For years we have heard about the wonder drug Tildren and its ability to make horses with navicular syndrome, hock arthritis and ringbone go sound. Until recently, Tildren was not available in the United States. Just a few weeks back, that changed when CEVA, the manufacturer or Tildren, gained FDA approval for its use in the United States. But did you know that drug manufacturer Dechra also recently came out with a competitor to Tildren? It is called OsPhos and it is showing some promising results!
What is OsPhos?
OsPhos is an injectable bisphosphonate solution for the control of clinical signs associated with navicular syndrome in horses four years and older. OSPHOS inhibits bone resorption (disappearance) by inhibiting cells called osteoclasts. Osteoclasts grab onto calcium crystals which comprise bone and dissolve them. By stopping osteoclast activity, OsPhos slows bone degradation. Sound familiar? That is because this drug has the same mechanism of action as Tildren.
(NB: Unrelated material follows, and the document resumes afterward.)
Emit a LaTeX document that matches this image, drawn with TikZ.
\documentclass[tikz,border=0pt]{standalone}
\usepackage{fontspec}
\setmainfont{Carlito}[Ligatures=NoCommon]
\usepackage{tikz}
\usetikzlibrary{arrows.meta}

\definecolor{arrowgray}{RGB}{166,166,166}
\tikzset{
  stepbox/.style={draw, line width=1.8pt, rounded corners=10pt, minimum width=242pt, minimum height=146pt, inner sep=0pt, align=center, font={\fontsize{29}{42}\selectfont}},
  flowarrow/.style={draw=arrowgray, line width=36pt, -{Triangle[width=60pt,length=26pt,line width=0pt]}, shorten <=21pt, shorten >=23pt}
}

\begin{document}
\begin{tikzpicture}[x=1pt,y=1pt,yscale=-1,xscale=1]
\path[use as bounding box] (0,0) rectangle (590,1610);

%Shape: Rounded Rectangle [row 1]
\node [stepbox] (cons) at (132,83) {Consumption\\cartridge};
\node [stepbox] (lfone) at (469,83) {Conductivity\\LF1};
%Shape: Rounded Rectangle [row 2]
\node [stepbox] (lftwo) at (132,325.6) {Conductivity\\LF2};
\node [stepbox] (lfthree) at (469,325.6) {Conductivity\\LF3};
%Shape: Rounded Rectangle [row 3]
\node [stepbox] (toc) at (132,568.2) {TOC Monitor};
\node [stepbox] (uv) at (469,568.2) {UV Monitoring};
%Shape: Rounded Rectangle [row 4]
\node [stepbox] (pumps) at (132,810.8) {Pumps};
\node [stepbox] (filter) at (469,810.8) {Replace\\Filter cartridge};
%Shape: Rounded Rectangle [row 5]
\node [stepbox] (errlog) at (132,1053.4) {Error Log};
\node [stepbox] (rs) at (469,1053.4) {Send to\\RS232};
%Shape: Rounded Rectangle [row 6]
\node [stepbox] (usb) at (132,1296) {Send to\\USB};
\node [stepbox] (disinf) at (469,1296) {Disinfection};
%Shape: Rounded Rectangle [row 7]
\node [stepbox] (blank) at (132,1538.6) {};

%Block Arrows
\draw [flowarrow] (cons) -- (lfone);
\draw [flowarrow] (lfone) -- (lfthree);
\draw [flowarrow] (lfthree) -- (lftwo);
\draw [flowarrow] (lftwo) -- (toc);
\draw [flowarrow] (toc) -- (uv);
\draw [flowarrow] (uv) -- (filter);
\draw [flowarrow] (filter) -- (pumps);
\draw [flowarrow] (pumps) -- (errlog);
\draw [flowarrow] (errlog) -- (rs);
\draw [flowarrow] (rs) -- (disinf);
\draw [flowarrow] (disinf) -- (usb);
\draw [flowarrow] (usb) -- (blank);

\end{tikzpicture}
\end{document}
See how they compare here.
Does it work?
Clinical trials conducted by Dechra in order to comply with FDA testing requirements found that 75% of horses treated with OsPhos showed a significant reduction in lameness by 56-days post injection. Here is a more direct way of putting it: horses that were grade 3 out of 5 lame (3= lame at a trot in the straight line) pre-OsPhos ended up being only a grade 2 out of 5 lame (lame at a trot in a circle but sound in a straight line) two months post administration. More information can be found here in the FDA freedom of information summary on OsPhos.
Are there side effects?
Nothing significant to speak of. One in 10 horses showed signs of abdominal discomfort (pawing, fidgeting, cramping) about 2 hours post-injection, but got over it after a 15 minute walk. Some were given a dose of banamine but none had serious or lasting reactions. More information can be found here.
How is it given?
OsPhos is administered as three 5 cc intramuscular injections given in three locations on the body all at once. It can be given every 3 to 6 months depending on the severity of the lameness, but ultimately should only be repeated as needed when signs of lameness recur. In other words, some horses may only need it once, while others many need it two or three times per year.
How does is stack up to Tildren?
In many ways, OsPhos holds its own against Tildren:
- OsPhos is currently available through veterinary supply distributors while Tildren is on backorder.
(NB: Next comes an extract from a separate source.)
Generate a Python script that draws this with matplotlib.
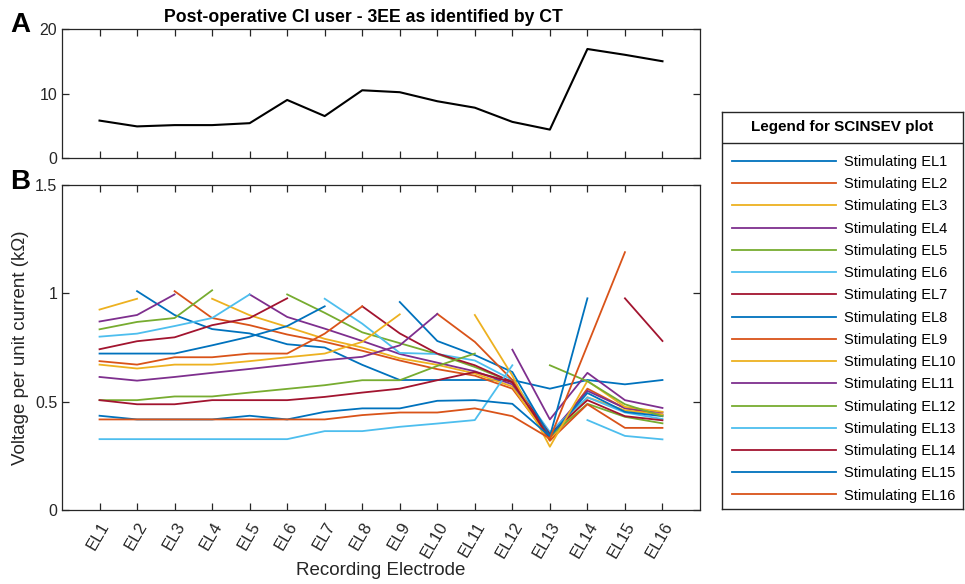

- OsPhos costs about $300 to $350 per treatment while Tildren will usually run around $1,100 to $1,300.
- OsPhos can be given intramuscularly while Tildren has to be given intravenously. In addition, Tildren has been reported to be most efficacious when it is diluted in a bag of IV fluids and administered over a period of hours. This requires a catheter and more time under veterinary supervision while it is being given.
- OsPhos shows similar results to Tildren in terms of reduction in lameness and in time of onset. Tildren definitely exerts a long term effect, with many owners reporting that it reaches full performance 3 months following administration and continues to work for years thereafter. Because OsPhos is so new, we will have to wait and see how it measures up to Tildren over the long haul.
No matter how you look at it, OsPhos is a welcome addition to the horse world in the U.S. If it can help our horses be more comfortable, while saving us some time and expense, then pop open the champagne!